Trying to balance life with his concerned but weak mother, an unpredictable, rebel older brother, and violent father, young Augusten constantly seems to be walking on egg shells trying to win his father’s affection. Two episodes in this book stand out. The episode described above, where the old brother is having a confrontation with the father, and young Augusten fetches a gun, which the brother points at the father and informs him that he keeps it loaded all of the time. Augusten is screaming through the entire confrontation at the older brother to kill him. The second episode is after Augusten is older and the father drunk calls him and threatens to come over and kill him. After Augusten call the police, the father, suddenly sober, tells the police officers, that he made no such call and this must be a false report on his son’s part. Equally disturbing is that fact that young Augusten pronounces the word ‘Dad’ by using the word ‘Dead.’ Pets left under ‘Dead’s’ care consistently ended up dead.

Even as an adult, the attempts described by Burroughs to win his father’s approval with his success fall on deaf ears. This book seems strikingly authentic to me. It was written by someone who has been there.

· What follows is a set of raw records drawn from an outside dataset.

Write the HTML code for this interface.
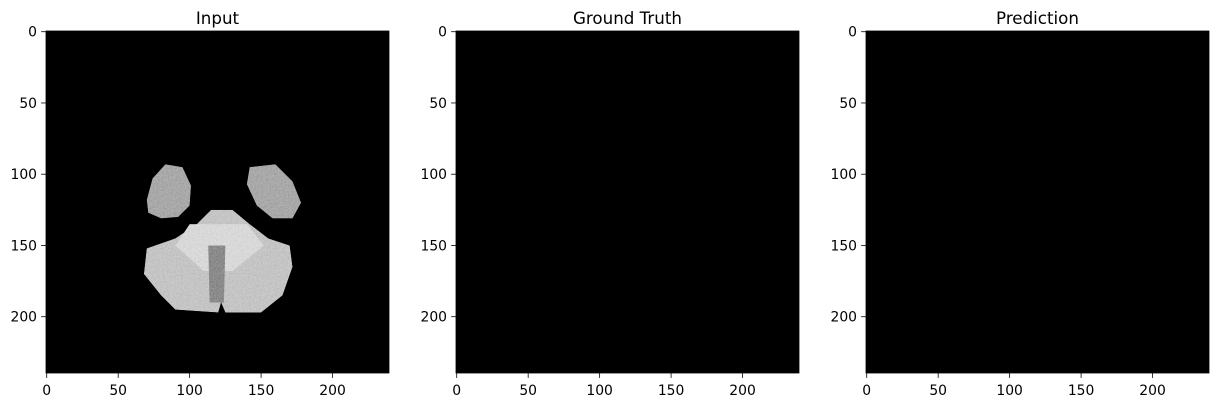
<!DOCTYPE html>
<html><head><meta charset="utf-8"><style>
body{margin:0;background:#fff;font-family:"DejaVu Sans","Liberation Sans",sans-serif}
</style></head><body>
<svg id="fig" width="1222" height="407" xmlns="http://www.w3.org/2000/svg">
<defs>
<filter id="tex" x="0" y="0" width="1" height="1">
<feTurbulence type="fractalNoise" baseFrequency="0.6" numOctaves="2" seed="3" result="n"/>
<feColorMatrix in="n" type="matrix" values="0.33 0.33 0.33 0 0  0.33 0.33 0.33 0 0  0.33 0.33 0.33 0 0  0 0 0 0 1" result="g"/>
<feComposite in="SourceGraphic" in2="g" operator="arithmetic" k1="0" k2="1" k3="0.35" k4="-0.17" result="c"/>
<feComposite in="c" in2="SourceGraphic" operator="in"/>
</filter>
</defs>
</svg>
<script>
const titles=["Input","Ground Truth","Prediction"];
const panelX=[46,456,866];
const xTicks=[0,50,100,150,200];
const yTicks=[0,50,100,150,200];
const imgSize=240;
const NS="http://www.w3.org/2000/svg";
const fig=document.getElementById('fig');
const W=343,H=342,Y0=31;
function mk(t,a,p){const e=document.createElementNS(NS,t);for(const k in a)e.setAttribute(k,a[k]);(p||fig).appendChild(e);return e;}
titles.forEach((title,i)=>{
  const x0=panelX[i];
  const g=mk('g',{});
  
  
  const sx=d=>x0+(d+0.5)*W/imgSize, sy=d=>Y0+(d+0.5)*H/imgSize;
  const r=mk('rect',{x:x0,y:Y0,width:W,height:H,fill:'#000'},g);
  
  
  if(i===0){
    const b=mk('g',{filter:'url(#tex)'},g);
    
    
    const polys=[
      [[[83,93],[95,95],[101,108],[100,122],[92,130],[80,131],[71,127],[70,118],[74,103]],'#a8a8a8'],
      [[[142,95],[160,93],[172,105],[178,120],[172,131],[158,131],[147,122],[140,107]],'#a8a8a8'],
      [[[115,125],[130,125],[142,135],[155,145],[170,150],[172,165],[165,185],[150,197],[125,197],[122,190],[120,197],[90,195],[80,185],[68,170],[70,152],[90,145],[105,135]],'#c4c4c4'],
      [[[100,135],[140,135],[152,150],[130,168],[110,168],[90,150]],'#d8d8d8'],
      [[[113,150],[125,150],[124,190],[114,190]],'#8a8a8a']
    ];
    polys.forEach(([pts,c])=>mk('polygon',{points:pts.map(p=>sx(p[0])+','+sy(p[1])).join(' '),fill:c},b));
  }
  const ax=mk('rect',{x:x0,y:Y0,width:W,height:H,fill:'none',stroke:'#000','stroke-width':0.8},g);
  
  
  const t=mk('text',{x:x0+W/2,y:24,'text-anchor':'middle','font-size':16.7,fill:'#000'},g);
  t.textContent=title;
  
  
  xTicks.forEach(v=>{
    const px=sx(v);
    mk('line',{x1:px,x2:px,y1:Y0+H,y2:Y0+H+4.9,stroke:'#000','stroke-width':0.8},g);
    const l=mk('text',{x:px,y:Y0+H+22,'text-anchor':'middle','font-size':13.9,fill:'#000'},g);
    l.textContent=v;
    
    
  });
  yTicks.forEach(v=>{
    const py=sy(v);
    mk('line',{x1:x0,x2:x0-4.9,y1:py,y2:py,stroke:'#000','stroke-width':0.8},g);
    const l=mk('text',{x:x0-9,y:py+5,'text-anchor':'end','font-size':13.9,fill:'#000'},g);
    l.textContent=v;
    
    
  });
});
</script>
</body></html>
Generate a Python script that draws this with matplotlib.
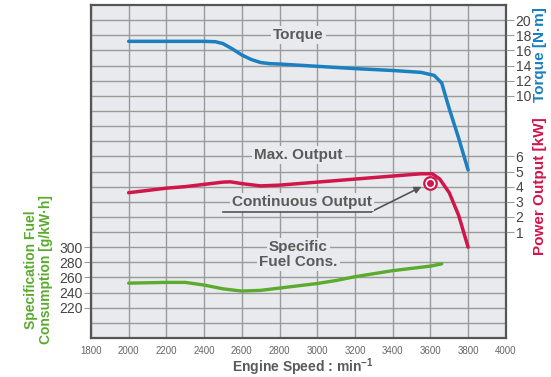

The memoir concludes with examples in Burroughs’ adult life where the father has had an effect and even after the father’s death, Augusten’s hatred for him continues.
This one is the most disturbing dysfunctional relationship I’ve ever read. Burroughs’ prose is exceptional; this man can turn a phrase, and he is a first class writer. He is a true artist with words. This book is a serious writer, purging his soul. An incredibly honest and open book, the irony of this book will keep you on edge for hours. A searing, haunting, unflinching journey into the truth; this is a great book for the ages.